While on a date with Rolande Hertog, the unit's radio operator, Ranson returns to the offices where he's shot at by an intruder. He renders his assailant unconscious but Ransan and Hertog fail to prevent the man's accomplice from escaping. Hertog kills the captive, claiming he tried to grab her gun. Howard later criticises Ranson's actions since MI5 had tipped him off the Germans were planning to search his offices. He had hoped to make it easy for the Germans to retrieve planted misinformation. Howard suspects Hertog is a German agent after Jan Guldt, their Dutch underground liaison, was captured immediately on return to the Netherlands.

Howard tests Hertog by sending Piet van Wijt to the Netherlands. He's not heard from again. Howard receives news the Germans are redeploying troops to the Netherlands and orders Ranson to keep seeing Hertog so she won't become suspicious. It doesn't work and Hertog contacts her sector commander, Hauptmann Hans Faber, who is posing as a British dentist. Faber isn't convinced the Netherlands are a ruse and kidnaps the son of Doctor Mulder, Howard's psychological warfare expert. Mulder is forced to reveal the supposed invasion location to save his boy's life.

Mulder confides to Hertog that he still doesn't believe the Netherlands is the place because the two men who were sent behind enemy lines weren't given poisonous cyanide capsules to avoid capture and interrogation. If they had, they could have taken them; then they could "count five and die". Hertog tells Muller to go home, that she will alert Ranson. Instead, she tries once more, and fails, to persuade Faber to change his mind.

Howard and Ranson speak to Mulder and realise the situation. They capture Faber and free Mulder's son although Martins gets away and Faber bites his cyanide capsule. Ranson tracks down Hertog too late to prevent her radio message unmasking the deception. Ranson tries telling her she did exactly what they wanted her to do and that it was all a "double bluff", then forces her to shoot him. She transmits a second message and leaves Ranson for dead. Martins shoots Hertog, who doesn't realize Ranson was still alive.

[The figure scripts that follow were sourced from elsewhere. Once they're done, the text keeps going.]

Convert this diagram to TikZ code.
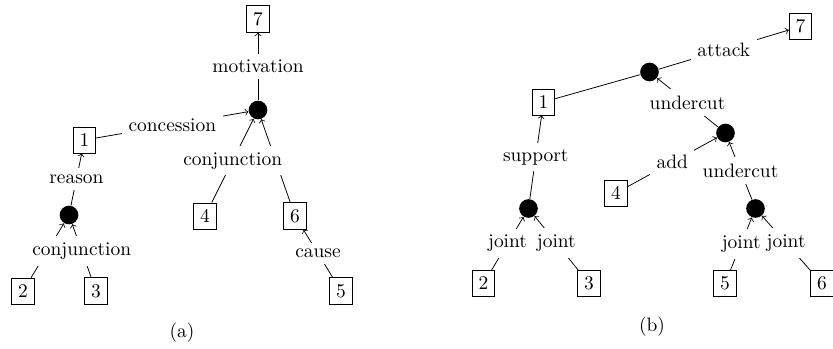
\documentclass[tikz,border=0pt]{standalone}
\usepackage{amsmath,amssymb}
\usepackage{tikz}
\usetikzlibrary{positioning}

\begin{document}
\begin{tikzpicture}[x=0.515pt, y=-0.515pt, >=to,
  box/.style={draw},
  rel/.style={circle, fill, inner sep=0pt, minimum size=9.6pt},
  lab/.style={fill=white}]
\useasboundingbox (0,0) rectangle (833,348);
% (a)
\node (a7) [box] at (258,19) {7};
\node (ad1) [rel] at (258,110) {};
\node (a1) [box] at (84.5,140) {1};
\node (ad2) [rel] at (69,215) {};
\node (a2) [box] at (23,291) {2};
\node (a3) [box] at (96,291) {3};
\node (a4) [box] at (205,216) {4};
\node (a6) [box] at (295,216) {6};
\node (a5) [box] at (341,291) {5};
\draw[->] (ad1) -- node[lab] {motivation} (a7);
\draw[->] (a1) -- node[lab] {concession} (ad1);
\draw[->] (a6) -- (ad1);
\draw[->] (a4) -- node[lab] {conjunction} (ad1);
\draw[->] (a5) -- node[lab] {cause} (a6);
\draw[->] (ad2) -- node[lab] {reason} (a1);
\draw[->] (a2) -- (ad2);
\draw[->] (a3) -- node[lab] {conjunction} (ad2);
\node (capa) at (182,333) {(a)};
% (b)
\node (b7) [box] at (800.5,26.5) {7};
\node (bd1) [rel] at (649.5,72) {};
\node (b1) [box] at (543.5,102) {1};
\node (bd2) [rel] at (725.5,133) {};
\node (b4) [box] at (616,193) {4};
\node (bd3) [rel] at (755.5,208.5) {};
\node (b5) [box] at (725,283.5) {5};
\node (b6) [box] at (822,283.5) {6};
\node (bd4) [rel] at (528.5,208.5) {};
\node (b2) [box] at (483.5,283.5) {2};
\node (b3) [box] at (589,283.5) {3};
\draw (b1) -- (bd1);
\draw[->] (bd1) -- node[lab] {attack} (b7);
\draw[->] (bd2) -- node[lab] {undercut} (bd1);
\draw[->] (b4) -- node[lab] {add} (bd2);
\draw[->] (bd3) -- node[lab] {undercut} (bd2);
\draw[->] (b5) -- node[lab] {joint} (bd3);
\draw[->] (b6) -- node[lab] {joint} (bd3);
\draw[->] (bd4) -- node[lab] {support} (b1);
\draw[->] (b2) -- node[lab] {joint} (bd4);
\draw[->] (b3) -- node[lab] {joint} (bd4);
\node (capb) at (652,327) {(b)};
\end{tikzpicture}
\end{document}
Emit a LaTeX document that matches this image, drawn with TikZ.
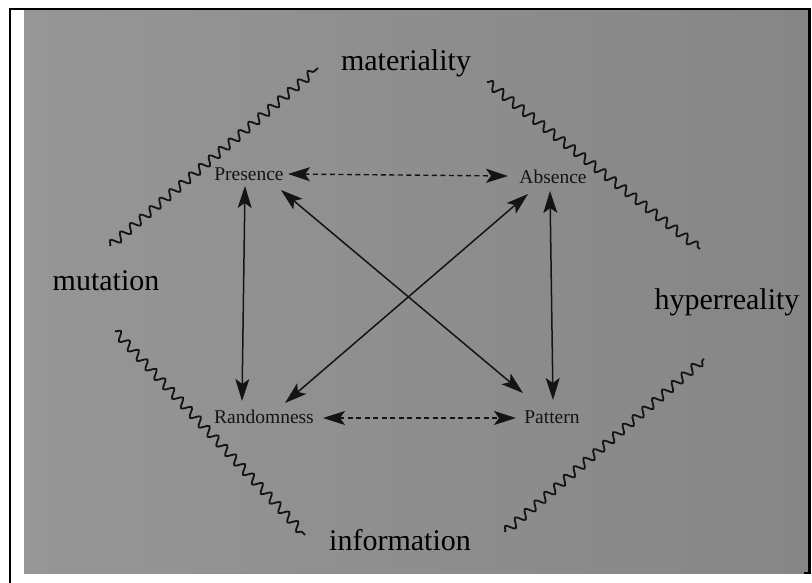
\documentclass[tikz,border=0pt]{standalone}
\usepackage{fontspec}
\setmainfont{Liberation Serif}
\usetikzlibrary{arrows.meta,decorations.pathmorphing}
\definecolor{bgl}{RGB}{150,150,150}
\definecolor{bgr}{RGB}{134,134,134}
\definecolor{ink}{RGB}{20,20,20}
\begin{document}
\begin{tikzpicture}[x=1pt,y=-1pt,
  big/.style={font=\fontsize{30}{30}\selectfont, inner sep=0pt, text=black},
  small/.style={font=\fontsize{19.5}{20}\selectfont, inner sep=0pt, text=ink},
  tip/.tip={Stealth[length=22pt,width=14pt,inset=5pt]},
  dbl/.style={line width=1.5pt, draw=ink, tip-tip},
  dbldash/.style={dbl, line width=1.4pt, dash pattern=on 5pt off 3.5pt},
  wave/.style={line width=1.8pt, draw=ink, decorate, decoration={snake, segment length=13pt, amplitude=4.3pt}}
]
\useasboundingbox (0,0) rectangle (812,583);
\fill[white] (0,0) rectangle (812,583);
\shade[left color=bgl, right color=bgr] (24,10) rectangle (808,573);
\draw[black, line width=2.5pt] (10,583) -- (10,9) -- (809.5,9) -- (809.5,573);
\draw[black, line width=2pt] (804,573) -- (810.5,573);

% small concept nodes
\node[small] (P) at (249,174) {Presence};
\node[small] (A) at (553,177) {Absence};
\node[small] (R) at (264,417) {Randomness};
\node[small] (T) at (552,417) {Pattern};

% big labels
\node[big] (mat) at (406,63) {materiality};
\node[big] (mut) at (106,281) {mutation};
\node[big] (hyp) at (727,302) {hyperreality};
\node[big] (inf) at (400,540) {information};

% arrows
\draw[dbldash] ([shift={(39,0)}]P.center) -- ([shift={(-45,-1)}]A.center);
\draw[dbldash] ([shift={(59,1)}]R.center) -- ([shift={(-36,1)}]T.center);
\draw[dbl] ([shift={(-4,12)}]P.center) -- ([shift={(-22,-16)}]R.center);
\draw[dbl] ([shift={(-3,14)}]A.center) -- ([shift={(1,-17)}]T.center);
\draw[dbl] ([shift={(32,16)}]P.center) -- ([shift={(-29,-24)}]T.center);
\draw[dbl] ([shift={(-25,17)}]A.center) -- ([shift={(21,-14)}]R.center);

% wavy lines
\draw[wave] (110,246) -- (318,68);
\draw[wave] (487,82) -- (700,249);
\draw[wave] (115,331) -- (305,535);
\draw[wave] (505,532) -- (704,359);
\end{tikzpicture}
\end{document}
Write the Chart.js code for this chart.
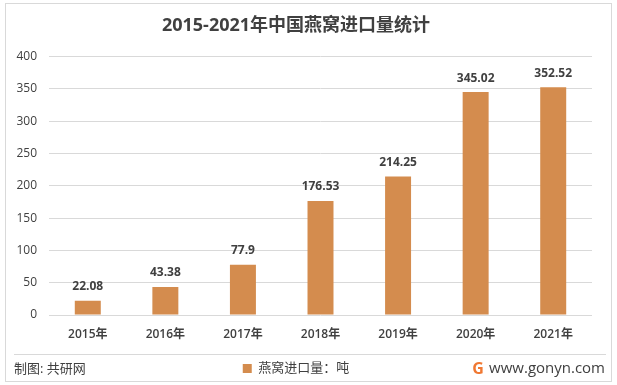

The epilogue states that on D-Day, "ten German divisions were not in the line. They were north in Holland, waiting for an invasion that never came."

==Cast==
- Jeffrey Hunter as Captain Bill Ranson
- Nigel Patrick as Major Julien Howard
- Annemarie Düringer as Rolande Hertog
- David Kossoff as Dr. Mulder
- Rolf Lefebvre as Hans Faber
- Larry Burns as Martins, the building porter and German spy
- Philip Bond as Piet van Wijt, in charge of radio operations
- Arthur Gross as Jan Guldt
- Robert Raglan as Lieutenant Miller, a member of Howard's unit
- Peter Prouse as Sergeant Bill Parrish, a member of Howard's unit
- Otto Diamant as Mr. Hendrijk, who prints what his wife writes
- Wolf Frees	as Brauner, the spy killed by Hertog
- Anthony Ostrer
- Marianne Walla as Mrs. Hendrijk, a writer on Howard's staff
- Philip Ray
- Beth Rogan	as Mary Ann Lennig, Howard's curvaceous decoder

==Production==
Jeffrey Hunter was under contract to Fox at the time.
==Bibliography==
- Clinton, Franz Anthony. British Thrillers, 1950-1979: 845 Films of Suspense, Mystery, Murder and Espionage. McFarland, 2020.